%%
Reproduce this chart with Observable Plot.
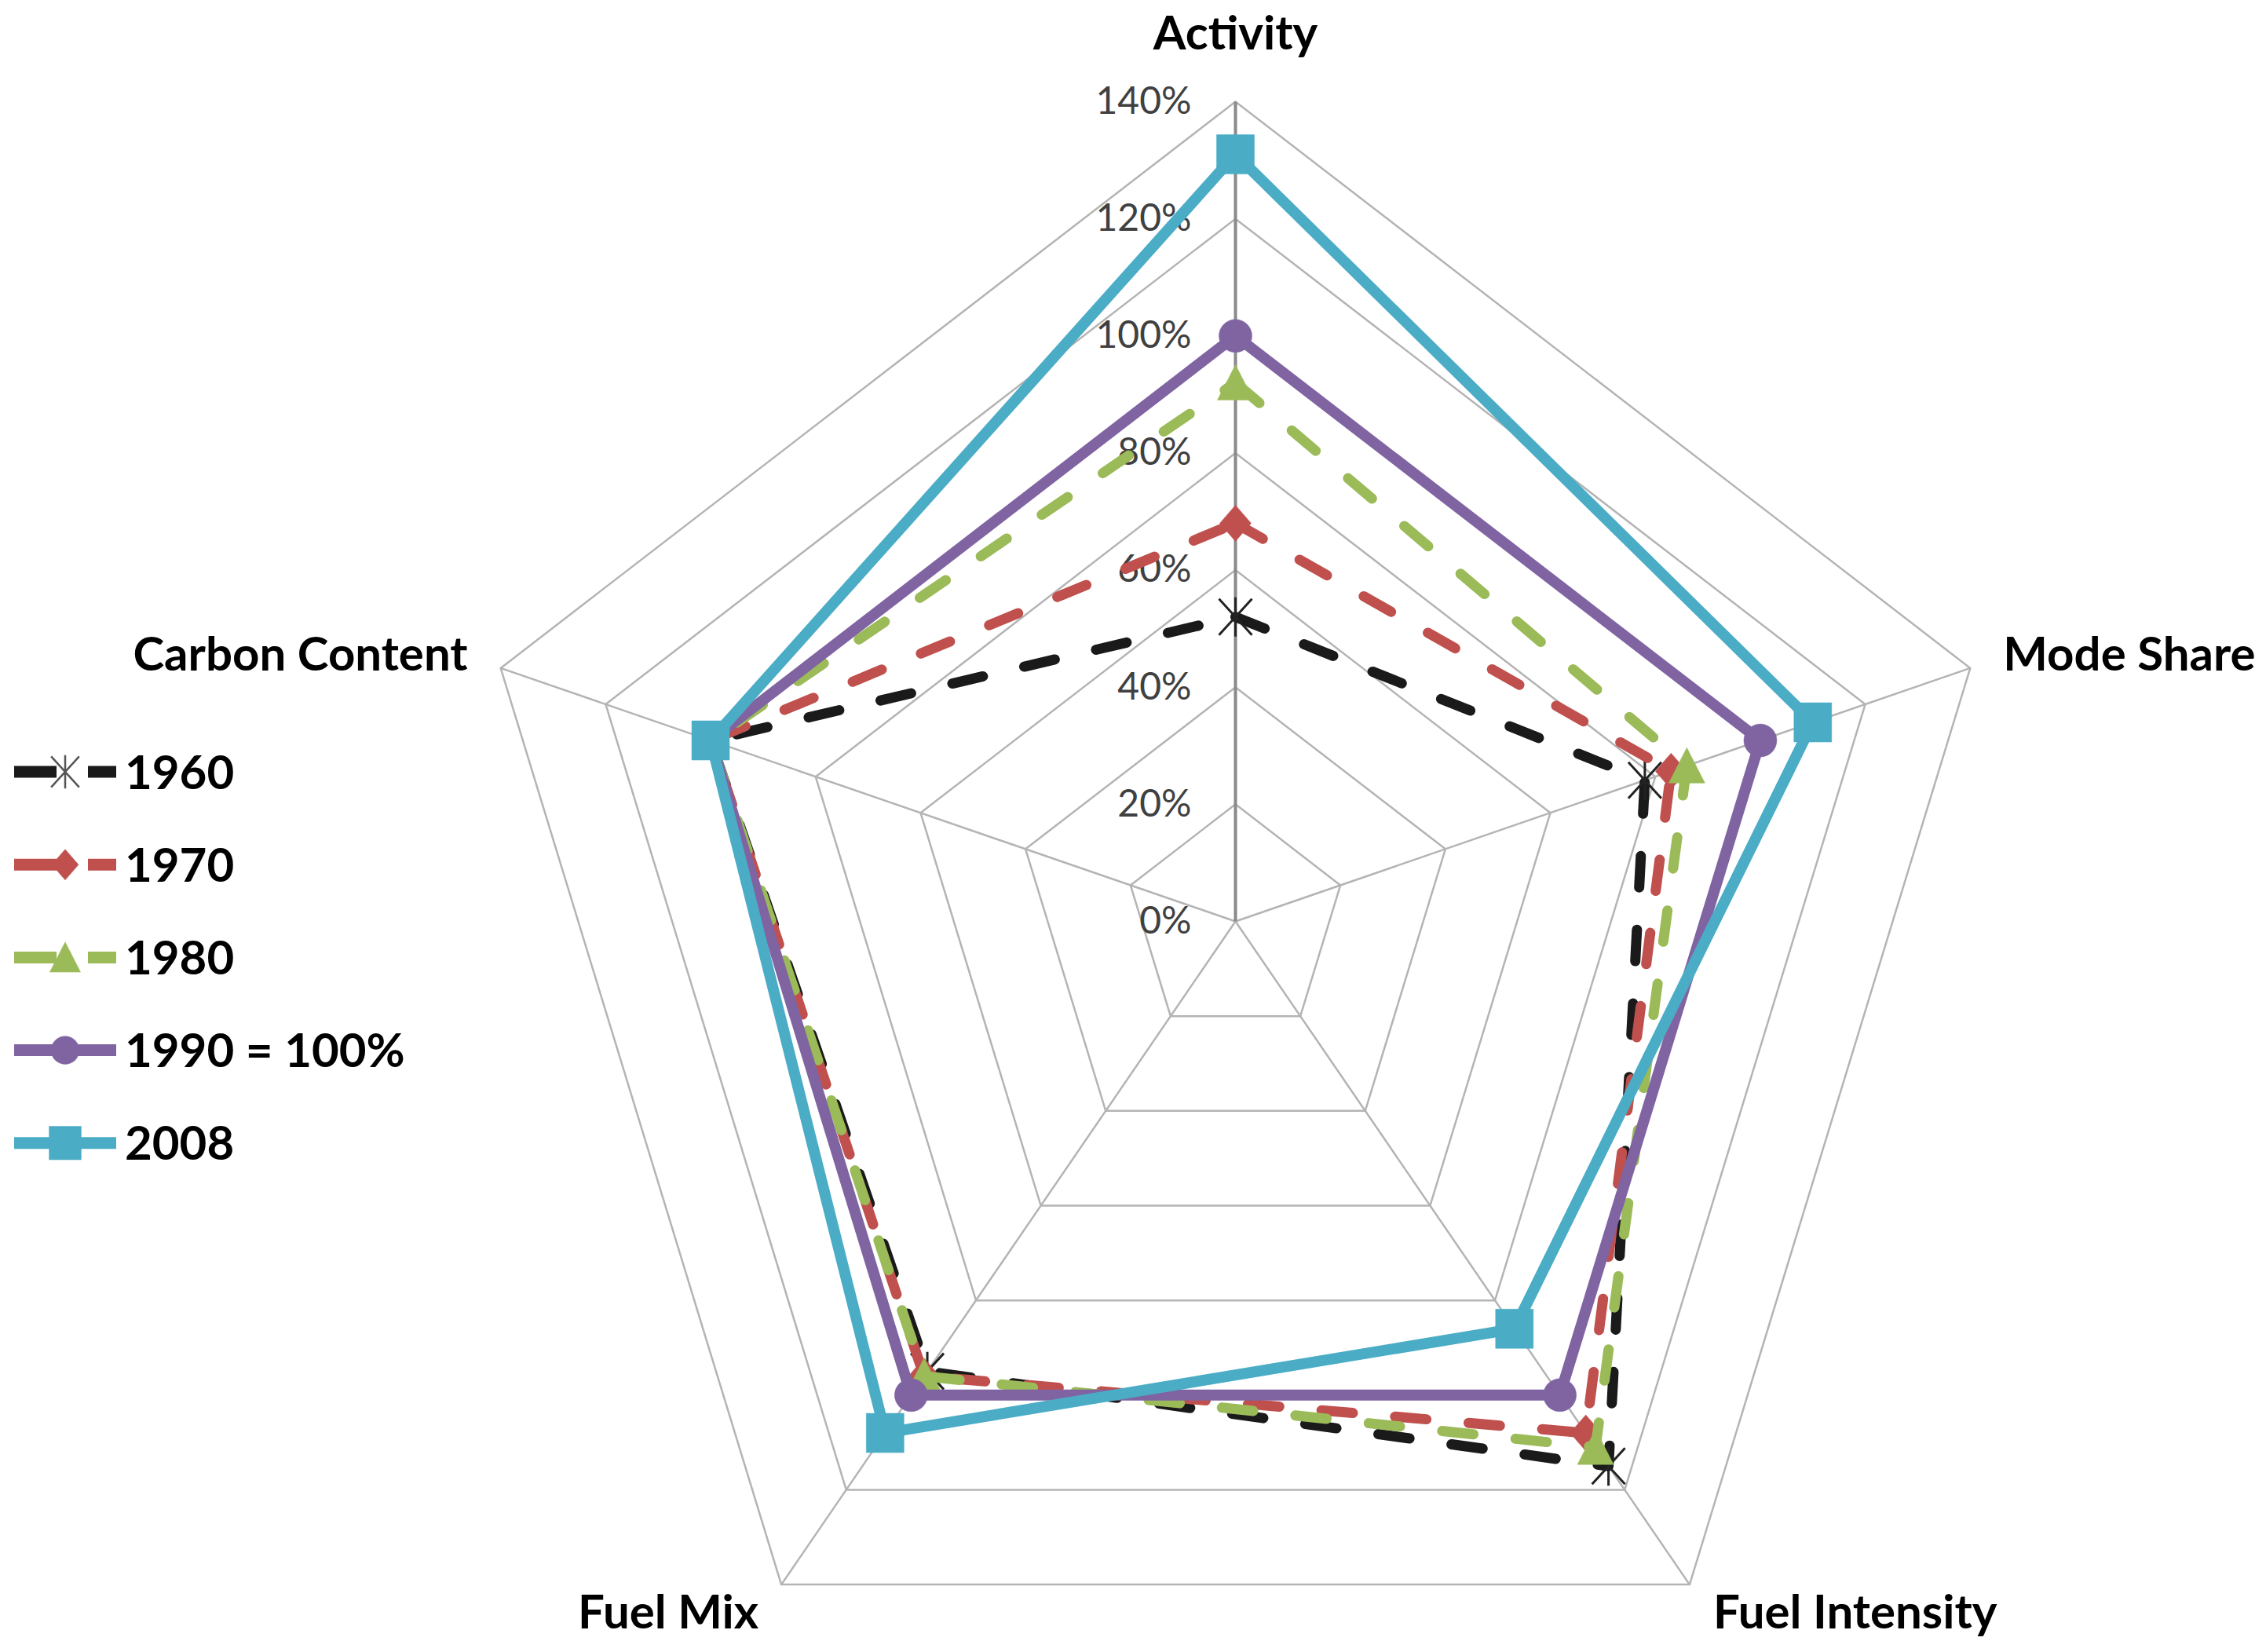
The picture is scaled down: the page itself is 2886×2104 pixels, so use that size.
<!DOCTYPE html>
<html>
<head>
<meta charset="utf-8">
<script src="https://cdn.jsdelivr.net/npm/d3@7"></script>
<script src="https://cdn.jsdelivr.net/npm/@observablehq/plot@0.6"></script>
<style>
  html, body { margin: 0; padding: 0; background: #ffffff; }
  #wrap { position: relative; width: 2886px; height: 2104px; overflow: hidden; }
  #chart { position: absolute; left: 0; top: 0; }
  #legend { position: absolute; left: 0; top: 0; }
</style>
</head>
<body>
<div id="wrap">
  <div id="chart"></div>
  <svg id="legend" width="720" height="2104"></svg>
</div>
<script>
// ---------- data ----------
const axisNames = ["Activity", "Mode Share", "Fuel Intensity", "Fuel Mix", "Carbon Content"];
const seriesNames = ["1960", "1970", "1980", "1990 = 100%", "2008"];
const values1960 = [52, 78, 115, 95, 100];
const values1970 = [68, 83, 108, 96, 100];
const values1980 = [92, 86, 111, 96, 100];
const values1990 = [100, 100, 100, 100, 100];
const values2008 = [131, 110, 86, 108, 100];
const tickValues = [0, 20, 40, 60, 80, 100, 120, 140];
const seriesColors = ["#1a1a1a", "#c0504d", "#9bbb59", "#8064a2", "#4bacc6"];

const allValues = [values1960, values1970, values1980, values1990, values2008];
const maxValue = 140;

// ---------- symbols ----------
function makeSymbols(k) {
  return {
    star: { draw(c) { c.moveTo(0, -25*k); c.lineTo(0, 25*k); c.moveTo(-21*k, -23*k); c.lineTo(21*k, 23*k); c.moveTo(21*k, -23*k); c.lineTo(-21*k, 23*k); } },
    diamond: { draw(c) { c.moveTo(0, -23*k); c.lineTo(20*k, 0); c.lineTo(0, 23*k); c.lineTo(-20*k, 0); c.closePath(); } },
    triangle: { draw(c) { c.moveTo(0, -23*k); c.lineTo(23*k, 22*k); c.lineTo(-23*k, 22*k); c.closePath(); } },
    circle: { draw(c) { c.moveTo(21*k, 0); c.arc(0, 0, 21*k, 0, 2 * Math.PI); c.closePath(); } },
    square: { draw(c) { c.rect(-24*k, -25*k, 48*k, 50*k); } }
  };
}
const chartSyms = makeSymbols(1);
const legendSyms = makeSymbols(0.85);
const symbolKeys = ["star", "diamond", "triangle", "circle", "square"];
const dashed = [true, true, true, false, false];

// ---------- geometry helpers (data space, y up) ----------
const angle = i => i * 2 * Math.PI / axisNames.length;
const px = (v, i) => v * Math.sin(angle(i));
const py = (v, i) => v * Math.cos(angle(i));

const ringData = [];
tickValues.slice(1).forEach(t => axisNames.forEach((a, i) => ringData.push({ t, x: px(t, i), y: py(t, i) })));
const spokeData = axisNames.map((a, i) => ({ name: a, i, x0: 0, y0: 0, x: px(maxValue, i), y: py(maxValue, i) }));

const seriesPoints = seriesNames.map((s, k) =>
  axisNames.map((a, i) => ({ series: s, axis: a, v: allValues[k][i], x: px(allValues[k][i], i), y: py(allValues[k][i], i) }))
);

// ---------- marks ----------
const marks = [];
marks.push(Plot.line(ringData, { x: "x", y: "y", z: "t", curve: "linear-closed", stroke: "#b4b4b4", strokeWidth: 2.5 }));
marks.push(Plot.link(spokeData.filter(d => d.i !== 0), { x1: "x0", y1: "y0", x2: "x", y2: "y", stroke: "#b4b4b4", strokeWidth: 2.5 }));
marks.push(Plot.link(spokeData.filter(d => d.i === 0), { x1: "x0", y1: "y0", x2: "x", y2: "y", stroke: "#8a8a8a", strokeWidth: 4 }));
marks.push(Plot.text(tickValues, { x: d => 0, y: d => d, text: d => d + "%", textAnchor: "end", lineAnchor: "middle", dx: -56, fontSize: 48, fill: "#404040", fontFamily: "Lato" }));

seriesPoints.forEach((pts, k) => {
  marks.push(Plot.line(pts, {
    x: "x", y: "y", curve: "linear-closed",
    stroke: seriesColors[k], strokeWidth: dashed[k] ? 13 : 14,
    strokeDasharray: dashed[k] ? "40,54" : null,
    strokeLinecap: dashed[k] ? "round" : "butt",
    strokeLinejoin: "round"
  }));
  const isStar = symbolKeys[k] === "star";
  marks.push(Plot.dot(pts, {
    x: "x", y: "y", r: 10, symbol: chartSyms[symbolKeys[k]],
    fill: isStar ? "none" : seriesColors[k],
    stroke: isStar ? "#222222" : seriesColors[k],
    strokeWidth: isStar ? 3 : 0.5
  }));
});

// axis labels
const labelOffsets = [
  { dx: 0, dy: -86, anchor: "middle" },
  { dx: 42, dy: -16, anchor: "start" },
  { dx: 30, dy: 37, anchor: "start" },
  { dx: -29, dy: 37, anchor: "end" },
  { dx: -42, dy: -16, anchor: "end" }
];
spokeData.forEach((d, i) => {
  marks.push(Plot.text([d], {
    x: "x", y: "y", text: "name",
    dx: labelOffsets[i].dx, dy: labelOffsets[i].dy,
    textAnchor: labelOffsets[i].anchor, lineAnchor: "middle",
    fontSize: 60, fontWeight: "bold", fill: "#000000", fontFamily: "Lato"
  }));
});

const chart = Plot.plot({
  width: 2886,
  height: 2104,
  margin: 0,
  style: { background: "#ffffff", fontFamily: "Lato", overflow: "visible" },
  x: { type: "linear", domain: [-maxValue, maxValue], range: [589, 2557], axis: null },
  y: { type: "linear", domain: [-maxValue, maxValue], range: [2217, 129], axis: null },
  marks
});
document.getElementById("chart").appendChild(chart);

// ---------- legend ----------
const leg = d3.select("#legend");
const legTop = 983, legStep = 118.2;
seriesNames.forEach((name, k) => {
  const cy = legTop + k * legStep;
  const g = leg.append("g");
  const segs = dashed[k] ? [[18, 72], [112, 148]] : [[18, 148]];
  segs.forEach(([a, b]) => {
    g.append("line").attr("x1", a).attr("x2", b).attr("y1", cy).attr("y2", cy)
      .attr("stroke", seriesColors[k]).attr("stroke-width", 15);
  });
  const isStar = symbolKeys[k] === "star";
  g.append("path")
    .attr("transform", `translate(83,${cy})`)
    .attr("d", d3.symbol(legendSyms[symbolKeys[k]], 100)())
    .attr("fill", isStar ? "none" : seriesColors[k])
    .attr("stroke", isStar ? "#555555" : seriesColors[k])
    .attr("stroke-width", isStar ? 2.5 : 0.5);
  g.append("text")
    .attr("x", 159).attr("y", cy + 0.36 * 60)
    .attr("font-family", "Lato").attr("font-weight", "bold").attr("font-size", 60)
    .attr("fill", "#000000")
    .text(name);
});
</script>
</body>
</html>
%%
Write out an exact copy of the listing, first line through the line containing "const dashed = [true, true, true, false, false];", with the pictures left out.

* [RESULT OF THE TASK]
Reproduce this chart with Observable Plot.
The picture is scaled down: the page itself is 2886×2104 pixels, so use that size.
<!DOCTYPE html>
<html>
<head>
<meta charset="utf-8">
<script src="https://cdn.jsdelivr.net/npm/d3@7"></script>
<script src="https://cdn.jsdelivr.net/npm/@observablehq/plot@0.6"></script>
<style>
  html, body { margin: 0; padding: 0; background: #ffffff; }
  #wrap { position: relative; width: 2886px; height: 2104px; overflow: hidden; }
  #chart { position: absolute; left: 0; top: 0; }
  #legend { position: absolute; left: 0; top: 0; }
</style>
</head>
<body>
<div id="wrap">
  <div id="chart"></div>
  <svg id="legend" width="720" height="2104"></svg>
</div>
<script>
// ---------- data ----------
const axisNames = ["Activity", "Mode Share", "Fuel Intensity", "Fuel Mix", "Carbon Content"];
const seriesNames = ["1960", "1970", "1980", "1990 = 100%", "2008"];
const values1960 = [52, 78, 115, 95, 100];
const values1970 = [68, 83, 108, 96, 100];
const values1980 = [92, 86, 111, 96, 100];
const values1990 = [100, 100, 100, 100, 100];
const values2008 = [131, 110, 86, 108, 100];
const tickValues = [0, 20, 40, 60, 80, 100, 120, 140];
const seriesColors = ["#1a1a1a", "#c0504d", "#9bbb59", "#8064a2", "#4bacc6"];

const allValues = [values1960, values1970, values1980, values1990, values2008];
const maxValue = 140;

// ---------- symbols ----------
function makeSymbols(k) {
  return {
    star: { draw(c) { c.moveTo(0, -25*k); c.lineTo(0, 25*k); c.moveTo(-21*k, -23*k); c.lineTo(21*k, 23*k); c.moveTo(21*k, -23*k); c.lineTo(-21*k, 23*k); } },
    diamond: { draw(c) { c.moveTo(0, -23*k); c.lineTo(20*k, 0); c.lineTo(0, 23*k); c.lineTo(-20*k, 0); c.closePath(); } },
    triangle: { draw(c) { c.moveTo(0, -23*k); c.lineTo(23*k, 22*k); c.lineTo(-23*k, 22*k); c.closePath(); } },
    circle: { draw(c) { c.moveTo(21*k, 0); c.arc(0, 0, 21*k, 0, 2 * Math.PI); c.closePath(); } },
    square: { draw(c) { c.rect(-24*k, -25*k, 48*k, 50*k); } }
  };
}
const chartSyms = makeSymbols(1);
const legendSyms = makeSymbols(0.85);
const symbolKeys = ["star", "diamond", "triangle", "circle", "square"];
const dashed = [true, true, true, false, false];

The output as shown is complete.